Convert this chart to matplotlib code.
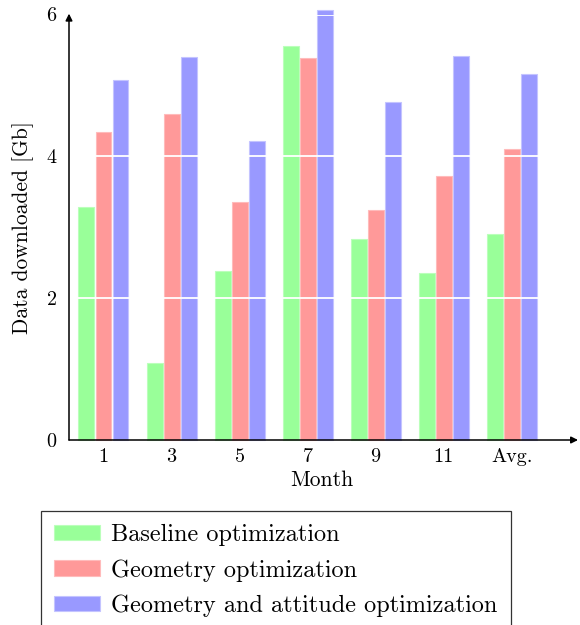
import numpy as np
import matplotlib
matplotlib.use("Agg")
import matplotlib.pyplot as plt

# Data
months = ["1", "3", "5", "7", "9", "11", "Avg."]
baseline = [3.28, 1.09, 2.38, 5.55, 2.83, 2.36, 2.91]
geometry = [4.34, 4.60, 3.35, 5.39, 3.25, 3.72, 4.10]
geom_att = [5.08, 5.40, 4.22, 6.06, 4.77, 5.42, 5.16]

series = [
    ("Baseline optimization", baseline, "#99ff99", "#bbffbb"),
    ("Geometry optimization", geometry, "#ff9999", "#ffbbbb"),
    ("Geometry and attitude optimization", geom_att, "#9999ff", "#c4c4ff"),
]

plt.rcParams["font.family"] = "cmr10"
plt.rcParams["mathtext.fontset"] = "cm"
plt.rcParams["axes.formatter.use_mathtext"] = True
fs = 14.5

fig = plt.figure(figsize=(5.8, 6.25), dpi=100)
ax = fig.add_axes([69 / 580, 185 / 625, 506 / 580, 425.5 / 625])

x = np.arange(len(months))
width = 0.235
offset = 0.25

handles = []
for i, (label, vals, color, edge) in enumerate(series):
    b = ax.bar(x + (i - 1) * offset, vals, width, color=color, edgecolor=edge,
               linewidth=0.8, label=label, clip_on=False, zorder=1)
    handles.append(b)

# white grid lines over the bars
for yv in [2, 4, 6]:
    ax.axhline(yv, color="white", lw=1.3, zorder=2)

ax.set_xlim(-0.507, 6.93)
ax.set_ylim(0, 6)
ax.set_xticks(x)
ax.set_xticklabels(months, fontsize=fs)
ax.set_yticks([0, 2, 4, 6])
ax.set_yticklabels(["0", "2", "4", "6"], fontsize=fs)
ax.tick_params(axis="x", length=0, pad=6)
ax.tick_params(axis="y", length=0, pad=9)
ax.set_xlabel("Month", fontsize=15.5, labelpad=3)
ax.set_ylabel("Data downloaded [Gb]", fontsize=15.5, labelpad=9)

for s in ax.spines.values():
    s.set_visible(False)

# axis arrows
ax.annotate("", xy=(1.006, 0), xytext=(0, 0), xycoords="axes fraction",
            arrowprops=dict(arrowstyle="-|>", color="black", lw=1.1,
                            mutation_scale=10, shrinkA=0, shrinkB=0), zorder=5)
ax.annotate("", xy=(0, 1.002), xytext=(0, 0), xycoords="axes fraction",
            arrowprops=dict(arrowstyle="-|>", color="black", lw=1.1,
                            mutation_scale=10, shrinkA=0, shrinkB=0), zorder=5)

leg = fig.legend(handles=handles, loc="upper left",
                 bbox_to_anchor=(41 / 580, 1 - 511 / 625), fontsize=17.5,
                 frameon=True, fancybox=False, edgecolor="black",
                 handlelength=1.88, handleheight=0.58, handletextpad=0.45,
                 labelspacing=0.52, borderpad=0.55, borderaxespad=0)
leg.get_frame().set_linewidth(0.9)

fig.savefig("out.png", dpi=100)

**Exercise task:** Quote the full listing above word for word; exclude every picture from the copy.

**Solution:**
Convert this chart to matplotlib code.
import numpy as np
import matplotlib
matplotlib.use("Agg")
import matplotlib.pyplot as plt

# Data
months = ["1", "3", "5", "7", "9", "11", "Avg."]
baseline = [3.28, 1.09, 2.38, 5.55, 2.83, 2.36, 2.91]
geometry = [4.34, 4.60, 3.35, 5.39, 3.25, 3.72, 4.10]
geom_att = [5.08, 5.40, 4.22, 6.06, 4.77, 5.42, 5.16]

series = [
    ("Baseline optimization", baseline, "#99ff99", "#bbffbb"),
    ("Geometry optimization", geometry, "#ff9999", "#ffbbbb"),
    ("Geometry and attitude optimization", geom_att, "#9999ff", "#c4c4ff"),
]

plt.rcParams["font.family"] = "cmr10"
plt.rcParams["mathtext.fontset"] = "cm"
plt.rcParams["axes.formatter.use_mathtext"] = True
fs = 14.5

fig = plt.figure(figsize=(5.8, 6.25), dpi=100)
ax = fig.add_axes([69 / 580, 185 / 625, 506 / 580, 425.5 / 625])

x = np.arange(len(months))
width = 0.235
offset = 0.25

handles = []
for i, (label, vals, color, edge) in enumerate(series):
    b = ax.bar(x + (i - 1) * offset, vals, width, color=color, edgecolor=edge,
               linewidth=0.8, label=label, clip_on=False, zorder=1)
    handles.append(b)

# white grid lines over the bars
for yv in [2, 4, 6]:
    ax.axhline(yv, color="white", lw=1.3, zorder=2)

ax.set_xlim(-0.507, 6.93)
ax.set_ylim(0, 6)
ax.set_xticks(x)
ax.set_xticklabels(months, fontsize=fs)
ax.set_yticks([0, 2, 4, 6])
ax.set_yticklabels(["0", "2", "4", "6"], fontsize=fs)
ax.tick_params(axis="x", length=0, pad=6)
ax.tick_params(axis="y", length=0, pad=9)
ax.set_xlabel("Month", fontsize=15.5, labelpad=3)
ax.set_ylabel("Data downloaded [Gb]", fontsize=15.5, labelpad=9)

for s in ax.spines.values():
    s.set_visible(False)

# axis arrows
ax.annotate("", xy=(1.006, 0), xytext=(0, 0), xycoords="axes fraction",
            arrowprops=dict(arrowstyle="-|>", color="black", lw=1.1,
                            mutation_scale=10, shrinkA=0, shrinkB=0), zorder=5)
ax.annotate("", xy=(0, 1.002), xytext=(0, 0), xycoords="axes fraction",
            arrowprops=dict(arrowstyle="-|>", color="black", lw=1.1,
                            mutation_scale=10, shrinkA=0, shrinkB=0), zorder=5)

leg = fig.legend(handles=handles, loc="upper left",
                 bbox_to_anchor=(41 / 580, 1 - 511 / 625), fontsize=17.5,
                 frameon=True, fancybox=False, edgecolor="black",
                 handlelength=1.88, handleheight=0.58, handletextpad=0.45,
                 labelspacing=0.52, borderpad=0.55, borderaxespad=0)
leg.get_frame().set_linewidth(0.9)

fig.savefig("out.png", dpi=100)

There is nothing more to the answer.